An Empirical Analysis of Static Analysis Methods for Detection and Mitigation of Code Library Hallucinations

arXiv cs.CL / 4/10/2026

💬 OpinionIdeas & Deep AnalysisModels & Research

Key Points

  • The paper empirically finds that LLMs frequently hallucinate library usage in NL-to-code tasks, producing references to non-existent library features in about 8.1% to 40% of responses.
  • It evaluates static analysis tools for detection and mitigation, reporting that they can detect roughly 16% to 70% of general errors and about 14% to 85% of library hallucinations, with results dependent on both the LLM and the dataset.
  • Manual investigation shows there are hallucination cases that static analysis is unlikely to catch, yielding an estimated upper bound of detectability/mitigation between 48.5% and 77%.
  • Overall, the study concludes static analysis is a relatively low-cost partial remedy for code library hallucinations, but it cannot fully solve the broader hallucination problem.

Abstract

Despite extensive research, Large Language Models continue to hallucinate when generating code, particularly when using libraries. On NL-to-code benchmarks that require library use, we find that LLMs generate code that uses non-existent library features in 8.1-40% of responses.One intuitive approach for detection and mitigation of hallucinations is static analysis. In this paper, we analyse the potential of static analysis tools, both in terms of what they can solve and what they cannot.
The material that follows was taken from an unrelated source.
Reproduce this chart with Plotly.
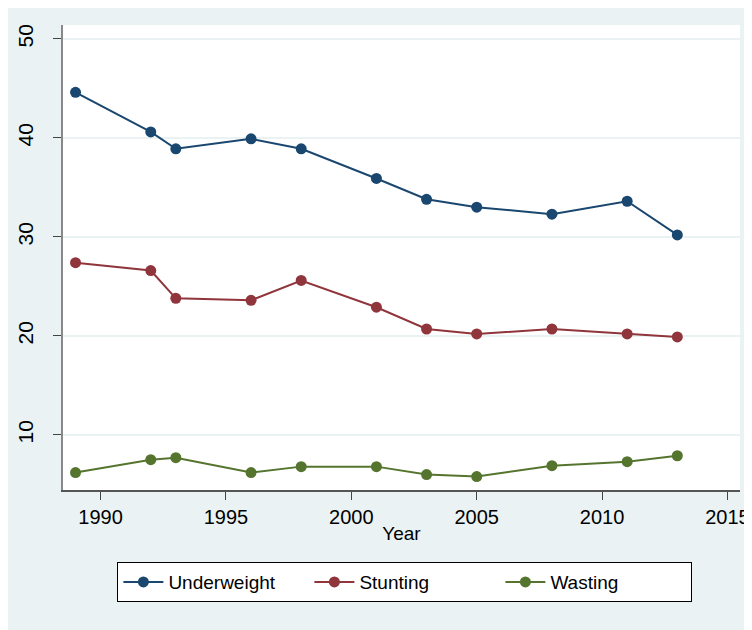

We find that static analysis tools can detect 16-70% of all errors, and 14-85% of library hallucinations, with performance varying by LLM and dataset. Through manual analysis, we identify cases a static method could not plausibly catch, which gives an upper bound on their potential from 48.5% to 77%. Overall, we show that static analysis methods are cheap method for addressing some forms of hallucination, and we quantify how far short of solving the problem they will always be.